== Given data

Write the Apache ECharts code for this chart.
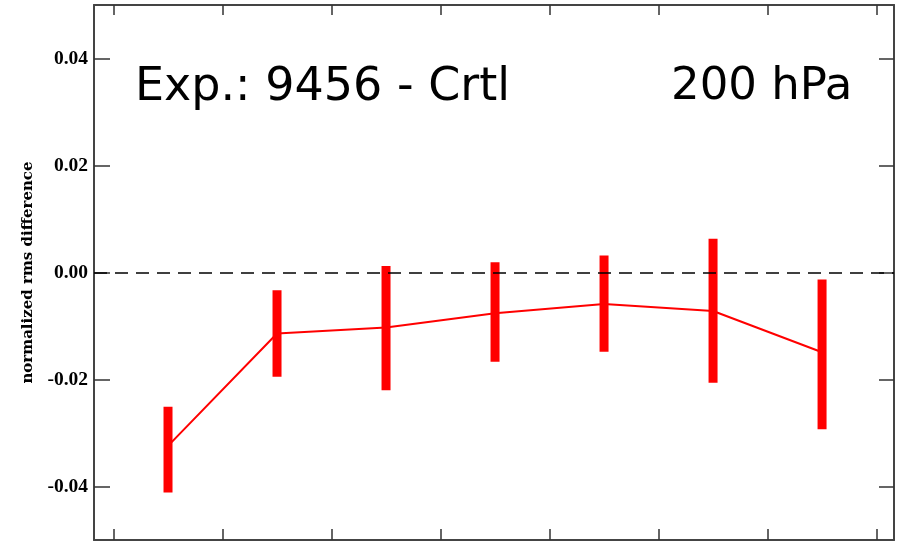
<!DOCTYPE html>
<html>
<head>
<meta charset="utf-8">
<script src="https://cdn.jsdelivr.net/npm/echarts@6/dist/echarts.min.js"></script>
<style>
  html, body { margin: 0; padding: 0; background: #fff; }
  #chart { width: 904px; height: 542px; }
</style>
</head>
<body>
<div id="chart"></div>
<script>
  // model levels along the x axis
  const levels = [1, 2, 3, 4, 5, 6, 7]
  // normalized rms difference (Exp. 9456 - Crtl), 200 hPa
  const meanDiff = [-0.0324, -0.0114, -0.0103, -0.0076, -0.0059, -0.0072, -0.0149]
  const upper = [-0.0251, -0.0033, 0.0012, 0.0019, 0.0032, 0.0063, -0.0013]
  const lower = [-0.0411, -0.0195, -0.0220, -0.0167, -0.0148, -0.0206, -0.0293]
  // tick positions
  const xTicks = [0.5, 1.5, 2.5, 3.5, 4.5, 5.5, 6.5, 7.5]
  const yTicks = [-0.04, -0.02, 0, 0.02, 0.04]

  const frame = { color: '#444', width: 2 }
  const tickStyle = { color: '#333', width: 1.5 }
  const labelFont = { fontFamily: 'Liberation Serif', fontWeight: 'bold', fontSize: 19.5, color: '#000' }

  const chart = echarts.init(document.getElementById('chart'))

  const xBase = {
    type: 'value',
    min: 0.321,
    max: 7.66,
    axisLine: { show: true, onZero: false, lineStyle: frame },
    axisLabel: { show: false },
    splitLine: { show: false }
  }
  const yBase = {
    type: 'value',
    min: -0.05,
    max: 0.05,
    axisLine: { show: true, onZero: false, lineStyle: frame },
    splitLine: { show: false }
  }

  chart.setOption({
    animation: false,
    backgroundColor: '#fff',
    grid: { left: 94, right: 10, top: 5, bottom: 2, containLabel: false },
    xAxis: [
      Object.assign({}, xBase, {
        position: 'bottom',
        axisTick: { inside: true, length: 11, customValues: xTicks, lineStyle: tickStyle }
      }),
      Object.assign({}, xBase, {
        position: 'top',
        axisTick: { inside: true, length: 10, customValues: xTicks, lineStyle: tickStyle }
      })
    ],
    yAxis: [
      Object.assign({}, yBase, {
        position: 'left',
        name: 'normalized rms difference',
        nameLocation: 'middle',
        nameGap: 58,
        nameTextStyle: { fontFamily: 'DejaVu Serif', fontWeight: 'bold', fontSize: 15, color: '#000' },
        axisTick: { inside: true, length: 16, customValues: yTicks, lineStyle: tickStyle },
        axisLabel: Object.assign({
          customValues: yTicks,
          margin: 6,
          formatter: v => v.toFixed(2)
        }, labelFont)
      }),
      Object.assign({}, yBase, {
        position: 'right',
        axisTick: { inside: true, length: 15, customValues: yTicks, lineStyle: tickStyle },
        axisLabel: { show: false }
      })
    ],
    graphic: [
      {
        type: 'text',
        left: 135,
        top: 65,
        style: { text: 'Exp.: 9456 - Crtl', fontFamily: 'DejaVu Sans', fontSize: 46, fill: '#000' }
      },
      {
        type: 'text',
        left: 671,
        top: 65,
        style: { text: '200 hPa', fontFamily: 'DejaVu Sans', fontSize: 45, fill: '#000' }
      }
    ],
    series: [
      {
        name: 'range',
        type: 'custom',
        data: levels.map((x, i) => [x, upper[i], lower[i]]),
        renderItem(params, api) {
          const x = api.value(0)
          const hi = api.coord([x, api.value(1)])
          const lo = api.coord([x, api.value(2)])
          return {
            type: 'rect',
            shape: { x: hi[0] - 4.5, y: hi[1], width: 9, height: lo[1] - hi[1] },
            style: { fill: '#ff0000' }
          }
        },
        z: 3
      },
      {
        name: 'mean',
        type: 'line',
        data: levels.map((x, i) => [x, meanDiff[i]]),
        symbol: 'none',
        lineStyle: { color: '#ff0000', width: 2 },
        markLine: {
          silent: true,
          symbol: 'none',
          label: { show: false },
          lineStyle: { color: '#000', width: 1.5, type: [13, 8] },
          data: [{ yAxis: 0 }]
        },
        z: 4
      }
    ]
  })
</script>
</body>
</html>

====

*Set problem*. Up to and including the line containing "const yTicks = [-0.04, -0.02, 0, 0.02, 0.04]", repeat every line from the start of the data, but none of the pictures.

*Response to this exercise*.
Write the Apache ECharts code for this chart.
<!DOCTYPE html>
<html>
<head>
<meta charset="utf-8">
<script src="https://cdn.jsdelivr.net/npm/echarts@6/dist/echarts.min.js"></script>
<style>
  html, body { margin: 0; padding: 0; background: #fff; }
  #chart { width: 904px; height: 542px; }
</style>
</head>
<body>
<div id="chart"></div>
<script>
  // model levels along the x axis
  const levels = [1, 2, 3, 4, 5, 6, 7]
  // normalized rms difference (Exp. 9456 - Crtl), 200 hPa
  const meanDiff = [-0.0324, -0.0114, -0.0103, -0.0076, -0.0059, -0.0072, -0.0149]
  const upper = [-0.0251, -0.0033, 0.0012, 0.0019, 0.0032, 0.0063, -0.0013]
  const lower = [-0.0411, -0.0195, -0.0220, -0.0167, -0.0148, -0.0206, -0.0293]
  // tick positions
  const xTicks = [0.5, 1.5, 2.5, 3.5, 4.5, 5.5, 6.5, 7.5]
  const yTicks = [-0.04, -0.02, 0, 0.02, 0.04]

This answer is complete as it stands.